In a career that spans 25 years The Tiger Lillies have created a self-contained universe that’s populated by prostitutes, murderers, and men who like to put hamsters where the sun doesn’t shine.
It’s a twisted cabaret world that’s worth a visit but only the brave would remain, with frontman Martyn Jacques being the sole surviving original member. There’s also no doubt that he’s the ringmaster, with contrabassist Adrian Stout and drummer Mike Pickering struggling to establish a stage presence.
This creates a problem in such an outlandishly theatrical trio, which is exacerbated by them touring a ‘worst of’ set, for which their usual concept performance pieces are redundant.
Where they’ve previously had video animations and puppets to support song-cycles based on Coleridge’s The Rime of the Ancient Mariner and Frank Wedekind’s Lulu, here they have nothing but each other and a thin smear of gothic face paint.
These shortcomings aren’t really felt during the first half of the two-hour set.

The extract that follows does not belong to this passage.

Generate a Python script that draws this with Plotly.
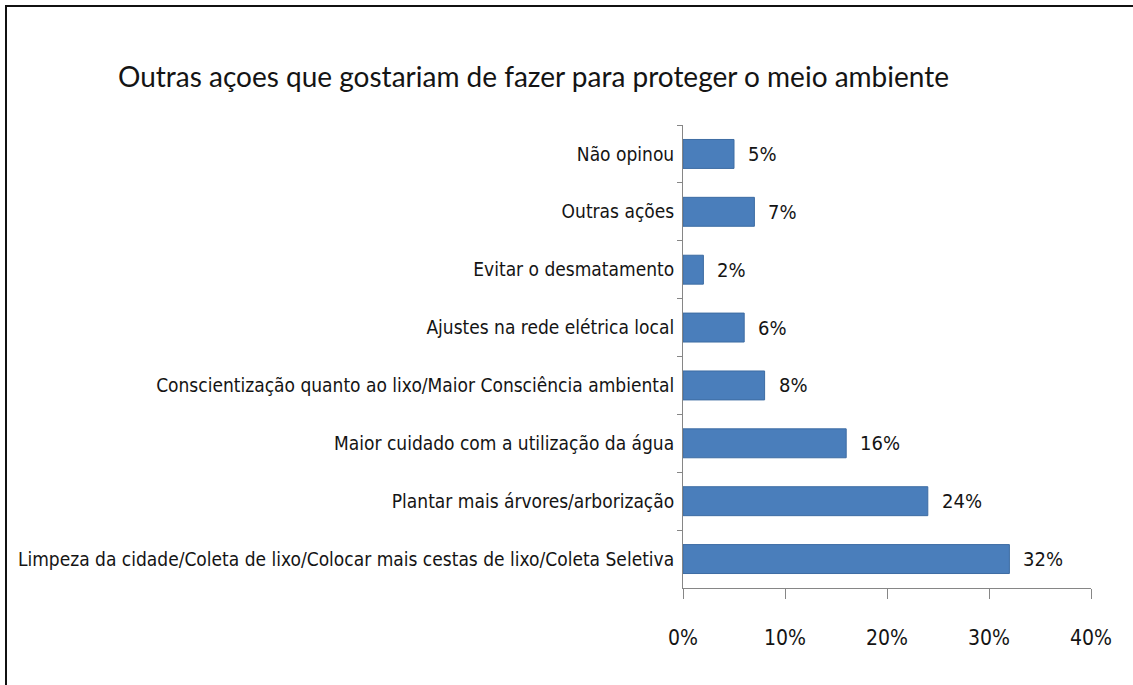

Here the Tom Waits-ian accordion blues of ‘Jealousy’ is like an X-rated outtake from Tim Burton’s Corpse Bride soundtrack, and the vaudevillian ‘Pervert’ sees Jacques dispassionately enquire in an unearthly falsetto, “Can I abuse you/At least once?”
It’s when they put the black humour and impudence to one side, however, that they make the deepest cuts. Their straight piano cover of Andy Williams’ ‘My Funny Valentine’ brings a genuine sense of melancholy to their set and ‘Eternity’, which brings a macabre sensibility to REM’s ‘Everybody Hurts’, shows an elegant musicianship.
This glimmer of humanity is in increasingly short supply during the second half of the set, for which a deliberately provocative and heartless nature settles over the material. Tracks such as ‘Heroin And Cocaine’ might constitute the band’s greatest hits but, sadly, they undersell their subtlety and sometime ethereal beauty.